First-Year Ph.D. Student Yingrui Wei Awarded Lynford-Chudnovsky Fellowship for AI-Hardware Research
Yingrui Wei, a first-year doctoral candidate in the Research in Advanced Integrated Systems and Electronics (RAISE) Lab, has been awarded the inaugural Lynford-Chudnovsky Fellowship.
The Fellowship, funded by longtime Tandon supporters Jeffrey and Tondra Lynford, recognizes exceptional doctoral students whose research bridges AI and hardware — a critical frontier as the world demands more intelligent yet energy-efficient computing systems.
A Journey From Physics to Cutting-Edge Circuit Design
Wei's higher-ed journey began in his native China, where he earned his B.S. in Physics with honors in 2023. After working for a time at a renewable energy lab, developing expertise in semiconductor and device physics, he pursued his M.S. in Electrical Engineering at Columbia University, where his focus shifted decisively toward analog integrated circuit design.
At Columbia, Wei helped design and manufacture an ultra-low-power humidity and temperature sensor chip that operates on less than 5 microwatts — roughly the power needed to illuminate a single LED on a circuit board. His contributions included developing a linear model for the frequency feedback loop, designing a chopper-stabilized amplifier, and creating a high-linearity voltage-controlled oscillator. The breadboard prototype achieved 8-bit resolution, a technical accomplishment that caught the attention of Assistant Professor of Electrical and Computer Engineering Hamed Rahmani, who heads the RAISE Lab.
Standing Out in a Competitive Field
"Yingrui joined my group in Fall 2025 after finishing his master's at Columbia, and he stood out right away," says Rahmani, who went on to praise Wei’s participation in the final stages of a chip design project and his published work. "He already had tapeout experience and a paper in a strong IEEE venue, which is rare at that stage. In the past few months, I've seen that he really knows his circuits and systems, and he's comfortable thinking across electrical engineering, microwave work, and even the new AI-assisted design approaches. That mix makes him an up-and-coming researcher for future low-power, energy-efficient systems."
Real-World Impact: From Subway Sensors to Brain Interfaces
Wei's current research focuses on developing ultra-low-power wireless data links — technology with applications ranging from the mundane to the transformative. Consider the hundreds of sensors monitoring conditions throughout a subway system. Each one requires power, and collectively they represent a significant energy cost. Wei's work aims to dramatically reduce that consumption.

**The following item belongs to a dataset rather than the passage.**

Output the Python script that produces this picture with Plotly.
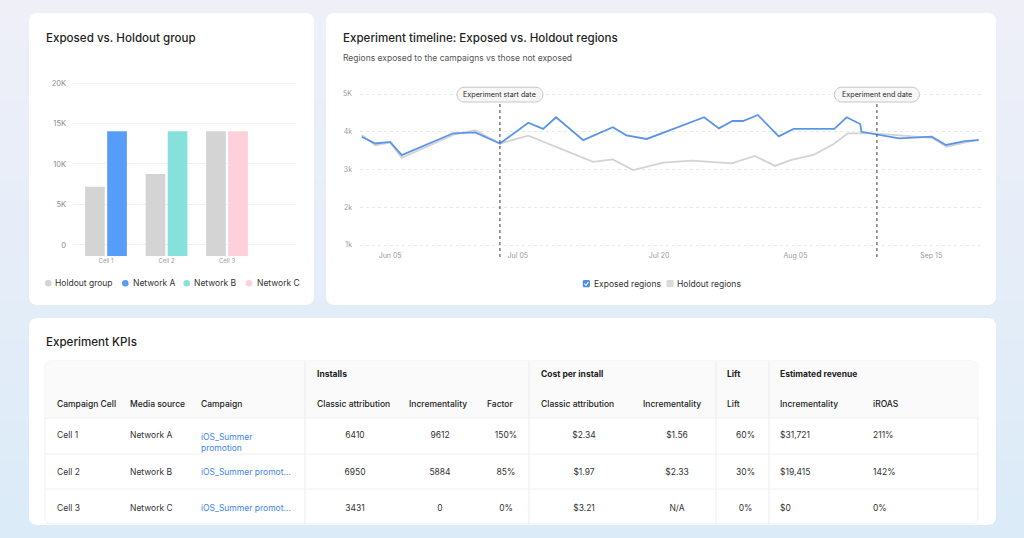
import plotly.graph_objects as go

W, H = 1024, 538
FONT = "Inter"

# ---------------- data: bar chart ----------------
CELLS = ["Cell 1", "Cell 2", "Cell 3"]
HOLDOUT_GROUP = [7200, 8750, 14050]
NETWORKS = ["Network A", "Network B", "Network C"]
NETWORK_VALUES = [14050, 14050, 14050]
BAR_TICKS = [0, 5000, 10000, 15000, 20000]
BAR_TICK_TEXT = ["0", "5K", "10K", "15K", "20K"]

# ---------------- data: timeline ----------------
T_EXPOSED = [0, 2.2, 4.6, 6.5, 14.8, 18.4, 22.4, 27.0, 29.4, 31.5, 35.9, 40.7, 42.9, 46.2,
             50.0, 55.5, 57.9, 60.1, 61.8, 64.2, 67.6, 70.0, 76.6, 78.6, 80.8, 81.0, 87.1,
             92.4, 94.7, 97.8, 100]
EXPOSED = [3870, 3690, 3730, 3380, 3960, 3985, 3690, 4240, 4075, 4385, 3780, 4120, 3905, 3810,
           4045, 4385, 4090, 4285, 4285, 4445, 3880, 4075, 4075, 4385, 4205, 4000, 3825,
           3870, 3650, 3755, 3780]
T_HOLDOUT = [0, 2.2, 4.6, 6.5, 14.8, 18.4, 22.4, 27.0, 37.5, 40.7, 44.0, 48.9, 53.5, 60.0,
             63.7, 67.0, 69.5, 73.2, 76.5, 78.8, 82.9, 87.1, 92.4, 94.8, 100]
HOLDOUT_REGIONS = [3915, 3640, 3710, 3310, 3915, 4045, 3690, 3895, 3205, 3270, 2985, 3180,
                   3235, 3165, 3360, 3095, 3250, 3385, 3675, 3960, 3960, 3900, 3840, 3600, 3800]
EXPERIMENT_START = 22.4
EXPERIMENT_END = 83.5
DATE_TICKS = [4.6, 25.3, 48.2, 70.3, 92.3]
DATE_TICK_TEXT = ["Jun 05", "Jul 05", "Jul 20", "Aug 05", "Sep 15"]
LINE_TICKS = [1000, 2000, 3000, 4000, 5000]
LINE_TICK_TEXT = ["1k", "2k", "3k", "4k", "5K"]

# ---------------- data: KPI table ----------------
TABLE_GROUPS = ["", "", "", "Installs", "", "", "Cost per install", "", "Lift",
                "Estimated revenue", ""]
TABLE_COLUMNS = ["Campaign Cell", "Media source", "Campaign", "Classic attribution",
                 "Incrementality", "Factor", "Classic attribution", "Incrementality", "Lift",
                 "Incrementality", "iROAS"]
CAMPAIGN_CELL = ["Cell 1", "Cell 2", "Cell 3"]
MEDIA_SOURCE = ["Network A", "Network B", "Network C"]
CAMPAIGN = ["iOS_Summer<br>promotion", "iOS_Summer promot…", "iOS_Summer promot…"]
INSTALLS_CLASSIC = [6410, 6950, 3431]
INSTALLS_INCR = [9612, 5884, 0]
FACTOR = ["150%", "85%", "0%"]
CPI_CLASSIC = [2.34, 1.97, 3.21]
CPI_INCR = [1.56, 2.33, None]
LIFT = ["60%", "30%", "0%"]
REV_INCR = [31721, 19415, 0]
IROAS = ["211%", "142%", "0%"]

# ---------------- styles ----------------
HOLDOUT_COLOR = "#d4d4d4"
NET_COLORS = ["#579cf8", "#86e1dc", "#fdd0dc"]
BLUE_LINE = "#5b95ea"
GRAY_LINE = "#d3d3d3"
TXT = "#1f1f1f"
BAR_FLOOR = -1400


def P(x, y):
    return f"{x / W:.5f},{1 - y / H:.5f}"


def rrect_path(x0, y0, x1, y1, r, fmt=P):
    c = 0.4477 * r
    return (f"M{fmt(x0 + r, y0)} L{fmt(x1 - r, y0)} C{fmt(x1 - c, y0)} {fmt(x1, y0 + c)} {fmt(x1, y0 + r)} "
            f"L{fmt(x1, y1 - r)} C{fmt(x1, y1 - c)} {fmt(x1 - c, y1)} {fmt(x1 - r, y1)} "
            f"L{fmt(x0 + r, y1)} C{fmt(x0 + c, y1)} {fmt(x0, y1 - c)} {fmt(x0, y1 - r)} "
            f"L{fmt(x0, y0 + r)} C{fmt(x0, y0 + c)} {fmt(x0 + c, y0)} {fmt(x0 + r, y0)} Z")


def pxfmt(x, y):
    return f"{x:.2f},{1 - y / H:.5f}"


def nb(s):
    return s.replace(" ", "\u00a0")


fig = go.Figure()

# ---- bars ----
fig.add_trace(go.Bar(x=CELLS, y=[v - BAR_FLOOR for v in HOLDOUT_GROUP], base=BAR_FLOOR,
                     offset=-0.345, width=0.325, marker=dict(color=HOLDOUT_COLOR, line_width=0),
                     name="Holdout group", xaxis="x", yaxis="y"))
for i, (net, val) in enumerate(zip(NETWORKS, NETWORK_VALUES)):
    fig.add_trace(go.Bar(x=[CELLS[i]], y=[val - BAR_FLOOR], base=BAR_FLOOR, offset=0.02,
                         width=0.325, marker=dict(color=NET_COLORS[i], line_width=0),
                         name=net, xaxis="x", yaxis="y"))

# ---- lines ----
fig.add_trace(go.Scatter(x=T_HOLDOUT, y=HOLDOUT_REGIONS, mode="lines", name="Holdout regions",
                         line=dict(color=GRAY_LINE, width=1.8), xaxis="x2", yaxis="y2"))
fig.add_trace(go.Scatter(x=T_EXPOSED, y=EXPOSED, mode="lines", name="Exposed regions",
                         line=dict(color=BLUE_LINE, width=1.8), xaxis="x2", yaxis="y2"))

# ---- table ----
header_vals = [[f"<b>{nb(g)}</b>" if g else "", nb(c)] for g, c in zip(TABLE_GROUPS, TABLE_COLUMNS)]
cell_vals = [
    [nb(v) for v in CAMPAIGN_CELL],
    [nb(v) for v in MEDIA_SOURCE],
    [nb(v) for v in CAMPAIGN],
    [str(v) for v in INSTALLS_CLASSIC],
    [str(v) for v in INSTALLS_INCR],
    FACTOR,
    [f"${v:.2f}" for v in CPI_CLASSIC],
    [f"${v:.2f}" if v is not None else "N/A" for v in CPI_INCR],
    LIFT,
    [f"${v:,}" for v in REV_INCR],
    IROAS,
]
fig.add_trace(go.Table(
    domain=dict(x=[49 / W, 980 / W], y=[0, 1 - 361 / H]),
    columnwidth=[73, 71, 116, 92, 78, 54, 102, 84, 53, 93, 115],
    header=dict(values=header_vals, height=31.5, align="left",
                fill=dict(color="rgba(0,0,0,0)"), line=dict(color="rgba(0,0,0,0)", width=0),
                font=dict(family=FONT, size=8.5, color="#222222", weight=500)),
    cells=dict(values=cell_vals, height=36,
               align=["left"] * 3 + ["center"] * 6 + ["left"] * 2,
               fill=dict(color="rgba(0,0,0,0)"), line=dict(color="rgba(0,0,0,0)", width=0),
               font=dict(family=FONT, size=8.5,
                         color=["#333333", "#333333", "#3f86e8"] + ["#333333"] * 8)),
))

# ---------------- shapes ----------------
shapes = []
top_c = (239, 239, 248)
bot_c = (219, 235, 248)
n = 27
for i in range(n):
    t = i / (n - 1)
    col = tuple(round(a + (b - a) * t) for a, b in zip(top_c, bot_c))
    shapes.append(dict(type="rect", xref="paper", yref="paper", x0=0, x1=1,
                       y0=1 - min(H, (i + 1) * 20 + 1) / H, y1=1 - i * 20 / H,
                       fillcolor=f"rgb{col}", line=dict(width=0), layer="below"))
for (x0, y0, x1, y1) in [(29, 13, 314, 305), (326, 13, 996, 305), (29, 318, 996, 525)]:
    shapes.append(dict(type="path", xref="paper", yref="paper", path=rrect_path(x0, y0, x1, y1, 8),
                       fillcolor="#ffffff", line=dict(width=0), layer="below"))
# table frame
shapes.append(dict(type="path", xref="paper", yref="paper", path=rrect_path(45, 361, 978, 524, 6),
                   fillcolor="#ffffff", line=dict(color="#f0f0f0", width=1), layer="below"))
shapes.append(dict(type="path", xref="paper", yref="paper", path=rrect_path(45, 361, 978, 418, 6),
                   fillcolor="#fafafa", line=dict(width=0), layer="below"))
for yy in [418, 454, 489]:
    shapes.append(dict(type="line", xref="paper", yref="paper", x0=45 / W, x1=978 / W,
                       y0=1 - yy / H, y1=1 - yy / H, line=dict(color="#f0f0f0", width=1), layer="below"))
for xx in [305, 529, 716, 769]:
    shapes.append(dict(type="line", xref="paper", yref="paper", x0=xx / W, x1=xx / W,
                       y0=1 - 361 / H, y1=1 - 524 / H, line=dict(color="#ececec", width=1), layer="below"))
# bar legend dots
for cx, colr in zip([48.3, 125.3, 186.7, 249], [HOLDOUT_COLOR] + NET_COLORS):
    shapes.append(dict(type="circle", xref="paper", yref="paper", x0=(cx - 3.3) / W, x1=(cx + 3.3) / W,
                       y0=1 - (283.3 + 3.3) / H, y1=1 - (283.3 - 3.3) / H,
                       fillcolor=colr, line=dict(width=0)))
# line legend checkboxes
shapes.append(dict(type="path", xref="paper", yref="paper", path=rrect_path(582.8, 280, 590, 287.2, 1.5),
                   fillcolor="#4a8cf0", line=dict(width=0)))
shapes.append(dict(type="path", xref="paper", yref="paper",
                   path=f"M{P(584.4, 283.7)} L{P(586.0, 285.4)} L{P(588.5, 281.9)}",
                   line=dict(color="#ffffff", width=1.1)))
shapes.append(dict(type="path", xref="paper", yref="paper", path=rrect_path(666.5, 280, 673.7, 287.2, 1.5),
                   fillcolor="#dadada", line=dict(width=0)))
# experiment markers
for xv in [EXPERIMENT_START, EXPERIMENT_END]:
    shapes.append(dict(type="line", xref="x2", yref="paper", x0=xv, x1=xv,
                       y0=1 - 257 / H, y1=1 - 102 / H,
                       line=dict(color="#5a5a5a", width=1.2, dash="3px,3px"), layer="above"))
for xv, w in [(EXPERIMENT_START, 86), (EXPERIMENT_END, 85)]:
    shapes.append(dict(type="path", xref="x2", yref="paper", xsizemode="pixel", xanchor=xv,
                       path=rrect_path(-w / 2, 87.2, w / 2, 102, 7.4, fmt=pxfmt),
                       fillcolor="#f7f7f7", line=dict(color="#c6c6c6", width=1), layer="above"))

# ---------------- annotations ----------------
ann = []


def text(x, y, s, size, color=TXT, weight=400, xref="paper", anchor="left"):
    ann.append(dict(x=x if xref != "paper" else x / W, y=1 - y / H, xref=xref, yref="paper",
                    text=s, showarrow=False, xanchor=anchor, yanchor="middle",
                    font=dict(family=FONT, size=size, color=color, weight=weight)))


text(44, 38.3, "Exposed vs. Holdout group", 11.6, weight=500)
text(341, 38.3, "Experiment timeline: Exposed vs. Holdout regions", 11.6, weight=500)
text(341, 58, "Regions exposed to the campaigns vs those not exposed", 8.5, color="#555555")
text(44, 342.3, "Experiment KPIs", 11.6, weight=500)
for x, s in zip([53.3, 130.7, 192.3, 255], ["Holdout group"] + NETWORKS):
    text(x, 283.3, s, 8.5, color="#333333")
text(591.7, 283.7, "Exposed regions", 8.5, color="#333333")
text(675, 283.7, "Holdout regions", 8.5, color="#333333")
text(EXPERIMENT_START, 94.6, "Experiment start date", 7.2, color="#2a2a2a", xref="x2", anchor="center")
text(EXPERIMENT_END, 94.6, "Experiment end date", 7.2, color="#2a2a2a", xref="x2", anchor="center")

fig.update_layout(
    width=W, height=H, margin=dict(l=0, r=0, t=0, b=0),
    paper_bgcolor="#ecedf7", plot_bgcolor="rgba(0,0,0,0)",
    font=dict(family=FONT, color=TXT),
    showlegend=False, hovermode=False, barmode="overlay",
    shapes=shapes, annotations=ann,
    xaxis=dict(domain=[73 / W, 296 / W], type="category", range=[-0.545, 3.14],
               showgrid=False, zeroline=False, showline=False, ticks="",
               tickfont=dict(family=FONT, size=6, color="#9a9a9a"), fixedrange=True),
    yaxis=dict(domain=[1 - 256.3 / H, 1 - 75 / H], range=[BAR_FLOOR, 20988],
               tickvals=BAR_TICKS, ticktext=BAR_TICK_TEXT, showgrid=True, gridcolor="#f0f0f0",
               gridwidth=1, zeroline=False, showline=False, ticks="", ticklabelstandoff=6,
               tickfont=dict(family=FONT, size=7.5, color="#8c8c8c"), fixedrange=True),
    xaxis2=dict(domain=[360 / W, 983 / W], range=[-0.28, 100.7], anchor="y2",
                tickvals=DATE_TICKS, ticktext=DATE_TICK_TEXT, showgrid=False, zeroline=False,
                showline=False, ticks="", tickfont=dict(family=FONT, size=7, color="#9a9a9a"),
                fixedrange=True),
    yaxis2=dict(domain=[1 - 250 / H, 1 - 84.6 / H], range=[867.5, 5250], anchor="x2",
                tickvals=LINE_TICKS, ticktext=LINE_TICK_TEXT, showgrid=True, gridcolor="#e8e8e8",
                griddash="dot", gridwidth=1, zeroline=False, showline=False, ticks="",
                ticklabelstandoff=7, tickfont=dict(family=FONT, size=7, color="#9a9a9a"),
                fixedrange=True),
)

fig.write_html("out.html", config={"displayModeBar": False})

But the most compelling applications may be in healthcare. Brain-computer interfaces and medical wearables face a fundamental challenge: they can't require frequent charging or battery replacements. Wei envisions fully wireless, programmable neural interfaces that eliminate batteries entirely — advancing safety by removing potential points of failure, improving economics by eliminating the need for additional hardware purchases, and promoting sustainability through dramatically reduced power consumption.
"It is my dream to devote myself to this field, carry out further innovation, design faster analog-to-digital and digital-to-analog converters, and solve engineering problems," Wei explains. His commitment extends beyond the lab: he maintains a technical blog where he shares his insights on analog circuit design with a growing community of engineers and students.
A Legacy of Innovation
The award's name honors both the Lynford family's long-standing commitment to the institution and the Chudnovsky brothers, Gregory and David, world-renowned mathematicians who worked at Tandon and are celebrated for being the first to calculate pi to over a billion decimal places in 1989, using a home-built supercomputer. (By the early 1990s, they had reached more than four billion places.)
As AI systems grow more complex and ubiquitous, the need for researchers who can bridge the gap between algorithmic sophistication and hardware efficiency becomes ever more critical. Wei's combination of theoretical grounding, practical tapeout experience, and vision for real-world impact positions him to make significant contributions to this vital field.
For Wei, the fellowship thus represents validation of his past work and fuel for the ambitious research still ahead of him.